巴里の空の下オムレツのにおいは流れる
"お料理はなんのきまりもないのだから、とらわれないことだ。それから自信をもってまな板に向かうことだ。"1963年発刊の本書は日本シャンソン界の草分けである著者デビュー作にして、一度も絶版になっていない、軽やかに歌うように戦後まもなくのパリ生活、そして料理を紹介した名エッセイ。日本エッセイスト・クラブ受賞作。
個人的にはブックディレクターの幅允孝が何かのコラムで紹介していたのを見て本書の存在を知りました。

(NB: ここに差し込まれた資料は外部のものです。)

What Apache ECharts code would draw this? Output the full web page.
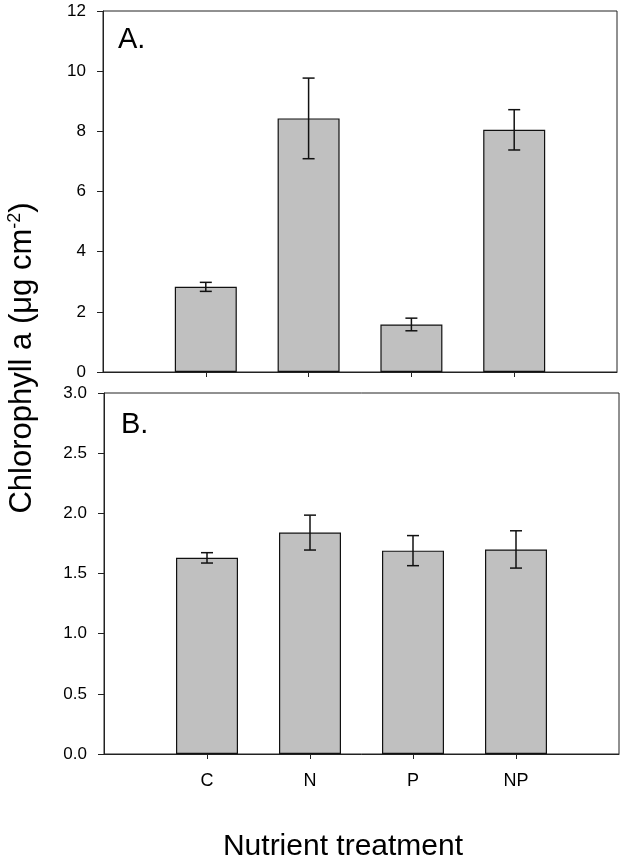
<!DOCTYPE html>
<html lang="en">
<head>
	<meta charset="UTF-8">
	<title>Chlorophyll a</title>
	<script src="https://cdn.jsdelivr.net/npm/echarts@6/dist/echarts.min.js"></script>
</head>
<style>
	html, body { margin: 0; padding: 0; background: #fff; }
	#main { width: 624px; height: 863px; }
</style>
<body>
	<div id="main"></div>
	<script>
		// 数据
		var categories = ['', 'C', 'N', 'P', 'NP', ''];
		var meanA = ['-', 2.83, 8.43, 1.58, 8.05, '-'];
		var errA  = [0, 0.15, 1.34, 0.21, 0.67, 0];
		var meanB = ['-', 1.63, 1.84, 1.69, 1.70, '-'];
		var errB  = [0, 0.043, 0.145, 0.125, 0.155, 0];
		var ticksA = [0, 12, 2];
		var ticksB = [0, 3, 0.5];

		var font = 'Liberation Sans, Arial, sans-serif';
		var axisColor = '#222';

		// 误差线
		var errorData = function(mean, err){
			var out = [];
			for(var i = 0; i < mean.length; i++){
				if(mean[i] !== '-'){
					out.push([i, mean[i] - err[i], mean[i] + err[i]]);
				}
			}
			return out;
		};
		var renderError = function(params, api){
			var lo = api.coord([api.value(0), api.value(1)]);
			var hi = api.coord([api.value(0), api.value(2)]);
			var cap = 6;
			var st = { stroke: '#111', lineWidth: 1.5 };
			return {
				type: 'group',
				children: [
					{ type: 'line', shape: { x1: lo[0], y1: lo[1], x2: hi[0], y2: hi[1] }, style: st },
					{ type: 'line', shape: { x1: lo[0] - cap, y1: lo[1], x2: lo[0] + cap, y2: lo[1] }, style: st },
					{ type: 'line', shape: { x1: hi[0] - cap, y1: hi[1], x2: hi[0] + cap, y2: hi[1] }, style: st }
				]
			};
		};

		var xAxisBase = function(idx, showLabel){
			return {
				type: 'category',
				gridIndex: idx,
				data: categories,
				boundaryGap: false,
				axisLine: { lineStyle: { color: axisColor, width: 1 } },
				axisTick: {
					show: true, length: 5,
					interval: function(i, v){ return v !== ''; },
					lineStyle: { color: axisColor }
				},
				axisLabel: {
					show: showLabel, color: '#000', fontSize: 18, fontFamily: font, margin: 18,
					interval: 0
				},
				splitLine: { show: false }
			};
		};
		var yAxisBase = function(idx, t, decimals){
			return {
				type: 'value',
				gridIndex: idx,
				min: t[0], max: t[1], interval: t[2],
				axisLine: { show: true, lineStyle: { color: axisColor, width: 1 } },
				axisTick: { show: true, length: 6, lineStyle: { color: axisColor } },
				axisLabel: {
					color: '#000', fontSize: 17, fontFamily: font, margin: 17,
					formatter: function(v){ return v.toFixed(decimals); }
				},
				splitLine: { show: false }
			};
		};

		var myChart = echarts.init(document.getElementById('main'));
		var option = {
			animation: false,
			backgroundColor: '#fff',
			grid: [
				{ left: 103, right: 7, top: 11, bottom: 491, show: true, borderColor: axisColor, borderWidth: 1 },
				{ left: 104, right: 5, top: 393, bottom: 109, show: true, borderColor: axisColor, borderWidth: 1 }
			],
			xAxis: [xAxisBase(0, false), xAxisBase(1, true)],
			yAxis: [yAxisBase(0, ticksA, 0), yAxisBase(1, ticksB, 1)],
			series: [
				{
					type: 'bar', xAxisIndex: 0, yAxisIndex: 0, data: meanA, barWidth: 62,
					itemStyle: { color: '#c0c0c0', borderColor: '#111', borderWidth: 1.2 }
				},
				{
					type: 'bar', xAxisIndex: 1, yAxisIndex: 1, data: meanB, barWidth: 62,
					itemStyle: { color: '#c0c0c0', borderColor: '#111', borderWidth: 1.2 }
				},
				{ type: 'custom', xAxisIndex: 0, yAxisIndex: 0, data: errorData(meanA, errA), renderItem: renderError, z: 5 },
				{ type: 'custom', xAxisIndex: 1, yAxisIndex: 1, data: errorData(meanB, errB), renderItem: renderError, z: 5 }
			],
			graphic: [
				{ type: 'text', x: 118, y: 40, style: { text: 'A.', fontSize: 29, fontFamily: font, fill: '#000', verticalAlign: 'middle' } },
				{ type: 'text', x: 121, y: 425, style: { text: 'B.', fontSize: 29, fontFamily: font, fill: '#000', verticalAlign: 'middle' } },
				{
					type: 'text', x: 22, y: 358, rotation: Math.PI / 2,
					style: {
						text: 'Chlorophyll a (μg cm{sup|-2})',
						fontSize: 31, fontFamily: font, fill: '#000',
						align: 'center', verticalAlign: 'middle',
						rich: { sup: { fontSize: 18, fontFamily: font, verticalAlign: 'top', padding: [0, 0, 14, 0] } }
					}
				},
				{
					type: 'text', x: 343, y: 847,
					style: { text: 'Nutrient treatment', fontSize: 30, fontFamily: font, fill: '#000', align: 'center', verticalAlign: 'middle' }
				}
			]
		};
		myChart.setOption(option);
	</script>
</body>
</html>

さて、そんな本書は歌手としてはもちろん、日本シャンソン協会初代会長としても戦後の業界を牽引する一方、食通として『料理の鉄人』(懐かしい)にたびたび審査員として出演していた著者が、サンフランシスコ留学を経て1952年に渡仏。パリでシャンソン歌手として暮らしていた日々を『思い出深い料理』と共に自由に語っていて。

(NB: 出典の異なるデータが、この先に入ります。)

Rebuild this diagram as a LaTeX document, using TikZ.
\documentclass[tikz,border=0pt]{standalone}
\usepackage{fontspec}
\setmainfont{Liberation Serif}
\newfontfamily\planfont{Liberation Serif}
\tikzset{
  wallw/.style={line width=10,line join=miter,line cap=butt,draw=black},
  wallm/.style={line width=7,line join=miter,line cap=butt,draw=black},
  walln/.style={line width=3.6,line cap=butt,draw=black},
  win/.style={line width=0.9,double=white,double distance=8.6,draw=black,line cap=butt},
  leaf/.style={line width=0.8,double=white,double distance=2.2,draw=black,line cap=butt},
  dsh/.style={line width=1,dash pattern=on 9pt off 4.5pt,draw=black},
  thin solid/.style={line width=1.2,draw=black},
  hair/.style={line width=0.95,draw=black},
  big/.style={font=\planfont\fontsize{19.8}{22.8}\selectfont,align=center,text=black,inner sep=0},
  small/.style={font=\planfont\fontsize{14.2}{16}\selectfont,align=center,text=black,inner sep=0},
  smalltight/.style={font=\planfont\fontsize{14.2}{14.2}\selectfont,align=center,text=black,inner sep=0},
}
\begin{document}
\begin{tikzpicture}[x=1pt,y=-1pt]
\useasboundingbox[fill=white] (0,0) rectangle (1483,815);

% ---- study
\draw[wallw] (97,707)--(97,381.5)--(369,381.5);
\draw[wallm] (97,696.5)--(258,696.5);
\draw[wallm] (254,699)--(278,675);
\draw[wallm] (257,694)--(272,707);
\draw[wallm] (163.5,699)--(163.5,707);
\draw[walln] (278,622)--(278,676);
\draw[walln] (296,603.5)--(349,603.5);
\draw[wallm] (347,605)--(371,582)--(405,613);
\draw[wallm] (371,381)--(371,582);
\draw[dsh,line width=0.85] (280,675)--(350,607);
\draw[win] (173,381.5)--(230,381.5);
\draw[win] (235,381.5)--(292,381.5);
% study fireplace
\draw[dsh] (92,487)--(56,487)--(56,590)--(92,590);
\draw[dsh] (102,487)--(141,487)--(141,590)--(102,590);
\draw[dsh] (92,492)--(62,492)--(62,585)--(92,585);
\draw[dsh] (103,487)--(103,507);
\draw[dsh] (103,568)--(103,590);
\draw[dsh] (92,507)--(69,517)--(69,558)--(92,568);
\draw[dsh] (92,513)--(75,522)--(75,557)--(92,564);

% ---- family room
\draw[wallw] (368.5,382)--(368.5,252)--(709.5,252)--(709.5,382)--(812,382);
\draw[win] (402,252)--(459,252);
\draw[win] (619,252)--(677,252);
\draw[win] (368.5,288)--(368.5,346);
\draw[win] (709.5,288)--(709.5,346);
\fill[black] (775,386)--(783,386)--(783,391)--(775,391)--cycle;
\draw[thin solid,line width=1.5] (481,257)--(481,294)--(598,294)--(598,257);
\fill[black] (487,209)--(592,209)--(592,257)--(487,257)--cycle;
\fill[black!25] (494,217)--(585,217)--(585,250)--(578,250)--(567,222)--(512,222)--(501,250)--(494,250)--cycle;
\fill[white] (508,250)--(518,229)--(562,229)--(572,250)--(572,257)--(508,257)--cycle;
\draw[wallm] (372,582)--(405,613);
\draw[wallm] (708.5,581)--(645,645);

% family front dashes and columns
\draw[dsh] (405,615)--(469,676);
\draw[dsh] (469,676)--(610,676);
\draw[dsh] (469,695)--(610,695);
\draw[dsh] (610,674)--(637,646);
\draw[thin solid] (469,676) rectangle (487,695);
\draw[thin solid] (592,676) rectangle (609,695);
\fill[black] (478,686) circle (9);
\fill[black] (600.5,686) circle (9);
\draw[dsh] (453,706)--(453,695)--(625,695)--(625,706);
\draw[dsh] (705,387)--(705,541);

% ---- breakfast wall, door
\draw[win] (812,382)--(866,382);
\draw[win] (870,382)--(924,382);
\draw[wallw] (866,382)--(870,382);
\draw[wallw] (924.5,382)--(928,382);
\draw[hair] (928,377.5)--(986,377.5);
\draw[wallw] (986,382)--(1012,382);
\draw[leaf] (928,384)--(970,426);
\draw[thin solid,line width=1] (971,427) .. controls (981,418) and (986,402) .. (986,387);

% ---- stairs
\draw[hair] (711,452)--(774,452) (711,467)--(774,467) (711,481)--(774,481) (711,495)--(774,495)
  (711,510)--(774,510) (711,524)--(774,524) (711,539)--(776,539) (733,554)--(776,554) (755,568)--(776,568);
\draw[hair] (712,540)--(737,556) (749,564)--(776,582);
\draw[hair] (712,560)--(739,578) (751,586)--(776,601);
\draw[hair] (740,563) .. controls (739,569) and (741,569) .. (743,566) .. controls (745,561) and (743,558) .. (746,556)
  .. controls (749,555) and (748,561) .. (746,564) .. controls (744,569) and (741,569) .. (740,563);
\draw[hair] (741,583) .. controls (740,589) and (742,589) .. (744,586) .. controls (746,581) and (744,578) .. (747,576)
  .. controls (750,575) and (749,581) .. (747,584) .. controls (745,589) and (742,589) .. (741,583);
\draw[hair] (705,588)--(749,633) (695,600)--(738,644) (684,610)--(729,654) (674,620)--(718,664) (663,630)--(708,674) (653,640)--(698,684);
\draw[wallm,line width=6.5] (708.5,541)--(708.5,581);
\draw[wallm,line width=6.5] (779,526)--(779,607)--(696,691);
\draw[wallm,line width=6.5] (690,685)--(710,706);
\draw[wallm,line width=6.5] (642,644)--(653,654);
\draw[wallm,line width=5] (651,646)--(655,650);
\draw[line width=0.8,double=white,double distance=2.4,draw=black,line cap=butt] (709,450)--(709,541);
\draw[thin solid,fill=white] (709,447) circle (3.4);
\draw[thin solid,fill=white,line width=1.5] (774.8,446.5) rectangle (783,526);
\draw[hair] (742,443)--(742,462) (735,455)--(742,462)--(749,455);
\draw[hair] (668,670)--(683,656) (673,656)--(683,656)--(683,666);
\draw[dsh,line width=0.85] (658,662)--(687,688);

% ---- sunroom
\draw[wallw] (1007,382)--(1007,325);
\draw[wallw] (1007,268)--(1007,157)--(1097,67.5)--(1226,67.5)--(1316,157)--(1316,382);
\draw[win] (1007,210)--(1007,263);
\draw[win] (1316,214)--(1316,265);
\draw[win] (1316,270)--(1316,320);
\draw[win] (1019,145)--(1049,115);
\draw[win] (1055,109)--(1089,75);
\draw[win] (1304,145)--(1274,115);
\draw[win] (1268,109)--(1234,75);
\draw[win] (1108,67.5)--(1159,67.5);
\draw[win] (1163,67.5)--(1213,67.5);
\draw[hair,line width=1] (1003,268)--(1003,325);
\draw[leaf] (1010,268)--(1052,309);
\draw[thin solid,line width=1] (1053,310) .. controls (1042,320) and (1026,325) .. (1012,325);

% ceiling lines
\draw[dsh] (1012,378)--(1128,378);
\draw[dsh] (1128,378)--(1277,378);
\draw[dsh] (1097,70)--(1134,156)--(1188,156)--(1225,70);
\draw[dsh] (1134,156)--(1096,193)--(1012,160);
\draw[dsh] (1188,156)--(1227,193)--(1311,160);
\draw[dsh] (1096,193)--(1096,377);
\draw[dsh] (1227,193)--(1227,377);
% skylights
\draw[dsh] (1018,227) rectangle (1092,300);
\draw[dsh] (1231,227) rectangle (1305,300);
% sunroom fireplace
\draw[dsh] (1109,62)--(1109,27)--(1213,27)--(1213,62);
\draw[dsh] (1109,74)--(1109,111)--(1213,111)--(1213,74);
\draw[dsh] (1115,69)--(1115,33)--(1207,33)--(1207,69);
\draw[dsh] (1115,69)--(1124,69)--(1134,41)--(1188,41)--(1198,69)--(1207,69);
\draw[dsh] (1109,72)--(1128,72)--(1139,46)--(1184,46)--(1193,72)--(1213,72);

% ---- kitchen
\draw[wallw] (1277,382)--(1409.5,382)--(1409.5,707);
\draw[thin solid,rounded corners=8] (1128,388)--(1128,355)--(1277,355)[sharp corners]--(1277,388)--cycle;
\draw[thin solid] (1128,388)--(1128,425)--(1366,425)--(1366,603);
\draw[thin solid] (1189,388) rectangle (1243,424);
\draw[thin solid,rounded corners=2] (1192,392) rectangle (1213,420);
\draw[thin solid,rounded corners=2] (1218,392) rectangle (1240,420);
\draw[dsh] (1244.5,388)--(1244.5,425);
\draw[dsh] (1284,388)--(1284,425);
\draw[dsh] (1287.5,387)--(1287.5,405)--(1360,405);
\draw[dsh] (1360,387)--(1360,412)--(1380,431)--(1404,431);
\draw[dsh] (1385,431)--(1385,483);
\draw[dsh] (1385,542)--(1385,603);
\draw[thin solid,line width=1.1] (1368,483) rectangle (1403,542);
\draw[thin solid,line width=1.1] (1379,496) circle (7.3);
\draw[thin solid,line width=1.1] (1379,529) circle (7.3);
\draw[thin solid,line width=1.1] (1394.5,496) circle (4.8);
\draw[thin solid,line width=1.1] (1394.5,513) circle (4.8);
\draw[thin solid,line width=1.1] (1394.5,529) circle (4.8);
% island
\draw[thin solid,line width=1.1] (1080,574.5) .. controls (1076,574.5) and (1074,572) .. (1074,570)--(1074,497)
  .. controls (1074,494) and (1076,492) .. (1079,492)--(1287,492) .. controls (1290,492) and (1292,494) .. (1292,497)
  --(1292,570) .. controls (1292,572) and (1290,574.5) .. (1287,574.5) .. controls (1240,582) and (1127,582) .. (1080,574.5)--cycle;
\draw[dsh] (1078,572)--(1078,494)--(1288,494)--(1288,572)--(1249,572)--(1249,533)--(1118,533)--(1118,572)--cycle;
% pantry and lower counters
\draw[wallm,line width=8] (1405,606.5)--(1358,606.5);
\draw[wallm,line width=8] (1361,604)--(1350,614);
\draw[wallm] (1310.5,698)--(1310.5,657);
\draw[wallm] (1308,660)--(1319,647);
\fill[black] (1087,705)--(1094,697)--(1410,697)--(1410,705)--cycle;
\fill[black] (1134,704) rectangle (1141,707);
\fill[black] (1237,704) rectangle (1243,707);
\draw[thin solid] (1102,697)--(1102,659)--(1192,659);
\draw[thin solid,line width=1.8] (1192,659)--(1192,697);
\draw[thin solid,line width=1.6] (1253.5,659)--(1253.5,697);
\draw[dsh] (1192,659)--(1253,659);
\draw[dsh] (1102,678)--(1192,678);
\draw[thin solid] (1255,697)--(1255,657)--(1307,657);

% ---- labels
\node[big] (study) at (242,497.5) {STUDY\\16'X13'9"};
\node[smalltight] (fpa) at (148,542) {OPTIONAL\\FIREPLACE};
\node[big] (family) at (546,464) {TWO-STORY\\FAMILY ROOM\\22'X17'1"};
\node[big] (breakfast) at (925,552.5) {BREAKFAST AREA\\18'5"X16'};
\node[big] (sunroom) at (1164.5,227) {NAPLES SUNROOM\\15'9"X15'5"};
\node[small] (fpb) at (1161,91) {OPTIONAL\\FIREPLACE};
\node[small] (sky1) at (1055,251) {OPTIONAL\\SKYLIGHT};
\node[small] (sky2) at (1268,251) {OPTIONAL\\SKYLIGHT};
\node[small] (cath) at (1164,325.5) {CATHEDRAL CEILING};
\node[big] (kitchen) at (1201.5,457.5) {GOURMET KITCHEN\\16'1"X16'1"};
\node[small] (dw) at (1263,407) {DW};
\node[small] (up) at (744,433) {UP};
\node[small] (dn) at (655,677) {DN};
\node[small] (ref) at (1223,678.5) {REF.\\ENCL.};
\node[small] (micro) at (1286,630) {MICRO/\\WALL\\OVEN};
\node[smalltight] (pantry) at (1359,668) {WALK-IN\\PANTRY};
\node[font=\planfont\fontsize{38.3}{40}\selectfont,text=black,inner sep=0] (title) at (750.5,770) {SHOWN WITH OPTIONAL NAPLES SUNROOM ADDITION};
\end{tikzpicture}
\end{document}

タイトルにも選ばれているとおり、著者にとっての現風景の一つ、大家のロシア人マダムによる驚くほどたくさんの『バタ』を入れるオムレツ描写から始まり、曰く"おいしいものはお金をかけたものではなく、心のこもったものだ"が信条の【物質的には貧しくも、朗らかな生活】が全体から伝わってくるわけですが。
シャンソン歌手としての著者を残念ながらよく知らない私でも推測できる、1945年の敗戦から僅か7年。インターネットやスマホといった情報入手ツールもなく、まだまだ【海外在住の日本人が少なかった時代】ましてやフランスで歌手として生活するのは相当の苦労や寂しさもあったと思われるのですが。本書からはそんな様子がまったく感じられないのが、天性の性分なのか?凄いと思いました。

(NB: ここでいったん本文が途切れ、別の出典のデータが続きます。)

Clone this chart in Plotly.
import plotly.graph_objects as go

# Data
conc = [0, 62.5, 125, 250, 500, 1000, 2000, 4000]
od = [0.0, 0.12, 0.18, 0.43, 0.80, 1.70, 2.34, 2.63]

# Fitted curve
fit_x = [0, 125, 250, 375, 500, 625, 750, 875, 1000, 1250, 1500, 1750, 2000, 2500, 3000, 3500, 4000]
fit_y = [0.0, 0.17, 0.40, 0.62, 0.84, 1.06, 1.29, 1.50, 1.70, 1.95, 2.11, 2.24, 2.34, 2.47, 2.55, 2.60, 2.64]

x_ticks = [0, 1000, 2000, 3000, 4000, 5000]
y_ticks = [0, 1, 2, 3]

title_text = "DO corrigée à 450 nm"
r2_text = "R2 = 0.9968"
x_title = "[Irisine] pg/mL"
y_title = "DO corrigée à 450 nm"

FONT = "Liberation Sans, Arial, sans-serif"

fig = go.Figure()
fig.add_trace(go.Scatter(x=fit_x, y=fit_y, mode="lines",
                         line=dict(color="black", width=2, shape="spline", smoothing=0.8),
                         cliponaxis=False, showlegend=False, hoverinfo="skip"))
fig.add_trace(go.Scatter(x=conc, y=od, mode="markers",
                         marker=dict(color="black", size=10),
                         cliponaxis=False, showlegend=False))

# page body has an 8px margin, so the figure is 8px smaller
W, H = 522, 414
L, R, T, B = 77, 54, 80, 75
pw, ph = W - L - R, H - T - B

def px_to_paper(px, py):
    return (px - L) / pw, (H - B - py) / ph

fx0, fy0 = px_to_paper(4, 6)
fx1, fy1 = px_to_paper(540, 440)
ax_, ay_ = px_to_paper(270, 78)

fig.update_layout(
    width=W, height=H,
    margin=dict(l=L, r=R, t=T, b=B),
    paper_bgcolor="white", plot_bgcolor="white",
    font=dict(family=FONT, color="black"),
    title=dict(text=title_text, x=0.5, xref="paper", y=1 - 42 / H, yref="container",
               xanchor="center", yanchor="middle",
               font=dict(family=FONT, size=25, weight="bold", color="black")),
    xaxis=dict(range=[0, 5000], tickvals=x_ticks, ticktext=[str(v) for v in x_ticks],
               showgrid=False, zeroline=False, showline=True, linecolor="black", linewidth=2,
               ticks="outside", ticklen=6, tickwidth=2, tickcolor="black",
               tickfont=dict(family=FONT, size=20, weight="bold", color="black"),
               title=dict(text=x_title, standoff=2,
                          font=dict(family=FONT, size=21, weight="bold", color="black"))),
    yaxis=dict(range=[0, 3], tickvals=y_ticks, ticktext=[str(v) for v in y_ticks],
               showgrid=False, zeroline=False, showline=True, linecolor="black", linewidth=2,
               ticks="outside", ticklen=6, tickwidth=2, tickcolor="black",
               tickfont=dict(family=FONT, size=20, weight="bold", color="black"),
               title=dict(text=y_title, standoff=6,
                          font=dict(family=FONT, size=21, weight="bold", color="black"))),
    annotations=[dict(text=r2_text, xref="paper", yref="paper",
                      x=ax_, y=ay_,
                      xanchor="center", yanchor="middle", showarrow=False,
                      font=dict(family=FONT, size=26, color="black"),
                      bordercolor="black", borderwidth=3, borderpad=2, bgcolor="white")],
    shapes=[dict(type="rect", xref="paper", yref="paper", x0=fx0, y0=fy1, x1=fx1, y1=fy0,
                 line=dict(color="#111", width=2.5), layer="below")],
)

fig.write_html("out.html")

また『パリ生活』『料理』というと、今だと"オシャレなインテリア、そして美しい料理写真、上品なエピソード"あたりを定型イメージしてしまうわけですが。著者が紹介する料理話からはもっぱら、下宿で友人をもてなす為に有り合わせの食材を使用したものだったり、また舞台帰りに仲間の歌手たちと立ち寄った売店の料理。と地に足をつけて『食べる喜び』『分かち合う喜び』への感謝が伝わってくるのが素敵でした。
著者ファンはもちろん、魅力的な食エッセイとして、また古きよき1950年代フランス好きにもオススメ。